SOURCE EXCERPT
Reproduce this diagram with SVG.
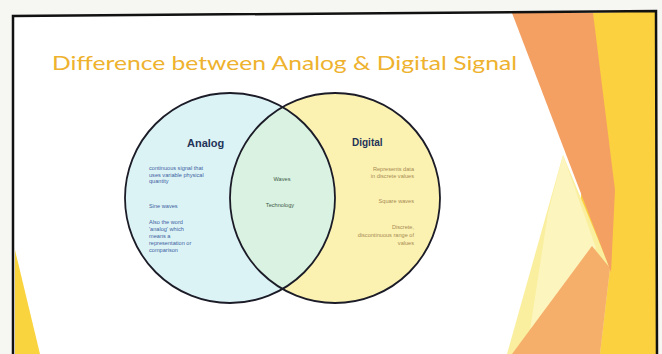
<svg xmlns="http://www.w3.org/2000/svg" width="662" height="354" viewBox="0 0 662 354">
  <defs>
    <style>
      .title { font-family: Lato, "Open Sans", sans-serif; font-size: 20px; fill: #eeb22e; }
      .head { font-family: "Liberation Sans", Arial, sans-serif; font-weight: bold; fill: #243458; }
      .an { font-family: "Liberation Sans", Arial, sans-serif; font-size: 5.6px; fill: #3d5f9e; }
      .mid { font-family: "Liberation Sans", Arial, sans-serif; font-size: 5.6px; fill: #3e5a48; text-anchor: middle; }
      .dg { font-family: "Liberation Sans", Arial, sans-serif; font-size: 5.6px; fill: #a88a52; text-anchor: end; }
      .circle { stroke: #1c1c28; stroke-width: 1.8; }
    </style>
    <clipPath id="clipLeft">
      <circle cx="230" cy="198" r="105"/>
    </clipPath>
  </defs>

  <!-- photo background and slide -->
  <rect x="0" y="0" width="662" height="354" fill="#f6f6f3"/>
  <polygon points="13,16 656,11 657,354 13,354" fill="#ffffff"/>

  <!-- right decorative facets -->
  <polygon points="588,13 656,11 657,354 575,354" fill="#fbd13f"/>
  <polygon points="563,155 610,268 600,354 507,354" fill="#faef9e"/>
  <polygon points="563,155 596,248 530,330 548,213" fill="#fcf5bd"/>
  <polygon points="592,246 610,268 600,354 512,354" fill="#f6ae6b"/>
  <polygon points="512,13 593,13 615,190 611,272" fill="#f4a063"/>
  <!-- left decorative facet -->
  <polygon points="15,250 15,354 40,354" fill="#f9d43e"/>

  <!-- slide frame -->
  <path d="M13,354 L13,16 L656,11 L657,354" fill="none" stroke="#111111" stroke-width="2.5"/>

  <!-- title -->
  <text class="title" x="52" y="70" textLength="465" lengthAdjust="spacingAndGlyphs">Difference between Analog &amp; Digital Signal</text>

  <!-- Venn diagram -->
  <g id="analog">
    <circle cx="230" cy="198" r="105" fill="#dcf3f6"/>
  </g>
  <g id="digital">
    <circle cx="335" cy="198" r="105" fill="#fbf2b2"/>
  </g>
  <g id="overlap">
    <circle cx="335" cy="198" r="105" fill="#d9f2e1" clip-path="url(#clipLeft)"/>
  </g>
  <g id="outlines" fill="none">
    <circle class="circle" cx="230" cy="198" r="105"/>
    <circle class="circle" cx="335" cy="198" r="105"/>
  </g>

  <g id="analog-text">
    <text class="head" x="187" y="147" font-size="11">Analog</text>
    <text class="an" x="149" y="170">continuous signal that</text>
    <text class="an" x="149" y="177">uses variable physical</text>
    <text class="an" x="149" y="183">quantity</text>
    <text class="an" x="149" y="208">Sine waves</text>
    <text class="an" x="149" y="224">Also the word</text>
    <text class="an" x="149" y="231">'analog' which</text>
    <text class="an" x="149" y="238">means a</text>
    <text class="an" x="149" y="245">representation or</text>
    <text class="an" x="149" y="252">comparison</text>
  </g>

  <g id="overlap-text">
    <text class="mid" x="282" y="181">Waves</text>
    <text class="mid" x="280" y="207">Technology</text>
  </g>

  <g id="digital-text">
    <text class="head" x="352" y="146" font-size="10" font-weight="normal">Digital</text>
    <text class="dg" x="414" y="171">Represents data</text>
    <text class="dg" x="414" y="178">in discrete values</text>
    <text class="dg" x="414" y="203" fill="#d98a2e">Square waves</text>
    <text class="dg" x="414" y="229">Discrete,</text>
    <text class="dg" x="414" y="237">discontinuous range of</text>
    <text class="dg" x="414" y="245">values</text>
  </g>

  <g id="connectors"/>
</svg>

GIVEN EXERCISE
Restate the whole of the material word for word without the pictures.

RESPONSE FOR THIS EXERCISE
Reproduce this diagram with SVG.
<svg xmlns="http://www.w3.org/2000/svg" width="662" height="354" viewBox="0 0 662 354">
  <defs>
    <style>
      .title { font-family: Lato, "Open Sans", sans-serif; font-size: 20px; fill: #eeb22e; }
      .head { font-family: "Liberation Sans", Arial, sans-serif; font-weight: bold; fill: #243458; }
      .an { font-family: "Liberation Sans", Arial, sans-serif; font-size: 5.6px; fill: #3d5f9e; }
      .mid { font-family: "Liberation Sans", Arial, sans-serif; font-size: 5.6px; fill: #3e5a48; text-anchor: middle; }
      .dg { font-family: "Liberation Sans", Arial, sans-serif; font-size: 5.6px; fill: #a88a52; text-anchor: end; }
      .circle { stroke: #1c1c28; stroke-width: 1.8; }
    </style>
    <clipPath id="clipLeft">
      <circle cx="230" cy="198" r="105"/>
    </clipPath>
  </defs>

  <!-- photo background and slide -->
  <rect x="0" y="0" width="662" height="354" fill="#f6f6f3"/>
  <polygon points="13,16 656,11 657,354 13,354" fill="#ffffff"/>

  <!-- right decorative facets -->
  <polygon points="588,13 656,11 657,354 575,354" fill="#fbd13f"/>
  <polygon points="563,155 610,268 600,354 507,354" fill="#faef9e"/>
  <polygon points="563,155 596,248 530,330 548,213" fill="#fcf5bd"/>
  <polygon points="592,246 610,268 600,354 512,354" fill="#f6ae6b"/>
  <polygon points="512,13 593,13 615,190 611,272" fill="#f4a063"/>
  <!-- left decorative facet -->
  <polygon points="15,250 15,354 40,354" fill="#f9d43e"/>

  <!-- slide frame -->
  <path d="M13,354 L13,16 L656,11 L657,354" fill="none" stroke="#111111" stroke-width="2.5"/>

  <!-- title -->
  <text class="title" x="52" y="70" textLength="465" lengthAdjust="spacingAndGlyphs">Difference between Analog &amp; Digital Signal</text>

  <!-- Venn diagram -->
  <g id="analog">
    <circle cx="230" cy="198" r="105" fill="#dcf3f6"/>
  </g>
  <g id="digital">
    <circle cx="335" cy="198" r="105" fill="#fbf2b2"/>
  </g>
  <g id="overlap">
    <circle cx="335" cy="198" r="105" fill="#d9f2e1" clip-path="url(#clipLeft)"/>
  </g>
  <g id="outlines" fill="none">
    <circle class="circle" cx="230" cy="198" r="105"/>
    <circle class="circle" cx="335" cy="198" r="105"/>
  </g>

  <g id="analog-text">
    <text class="head" x="187" y="147" font-size="11">Analog</text>
    <text class="an" x="149" y="170">continuous signal that</text>
    <text class="an" x="149" y="177">uses variable physical</text>
    <text class="an" x="149" y="183">quantity</text>
    <text class="an" x="149" y="208">Sine waves</text>
    <text class="an" x="149" y="224">Also the word</text>
    <text class="an" x="149" y="231">'analog' which</text>
    <text class="an" x="149" y="238">means a</text>
    <text class="an" x="149" y="245">representation or</text>
    <text class="an" x="149" y="252">comparison</text>
  </g>

  <g id="overlap-text">
    <text class="mid" x="282" y="181">Waves</text>
    <text class="mid" x="280" y="207">Technology</text>
  </g>

  <g id="digital-text">
    <text class="head" x="352" y="146" font-size="10" font-weight="normal">Digital</text>
    <text class="dg" x="414" y="171">Represents data</text>
    <text class="dg" x="414" y="178">in discrete values</text>
    <text class="dg" x="414" y="203" fill="#d98a2e">Square waves</text>
    <text class="dg" x="414" y="229">Discrete,</text>
    <text class="dg" x="414" y="237">discontinuous range of</text>
    <text class="dg" x="414" y="245">values</text>
  </g>

  <g id="connectors"/>
</svg>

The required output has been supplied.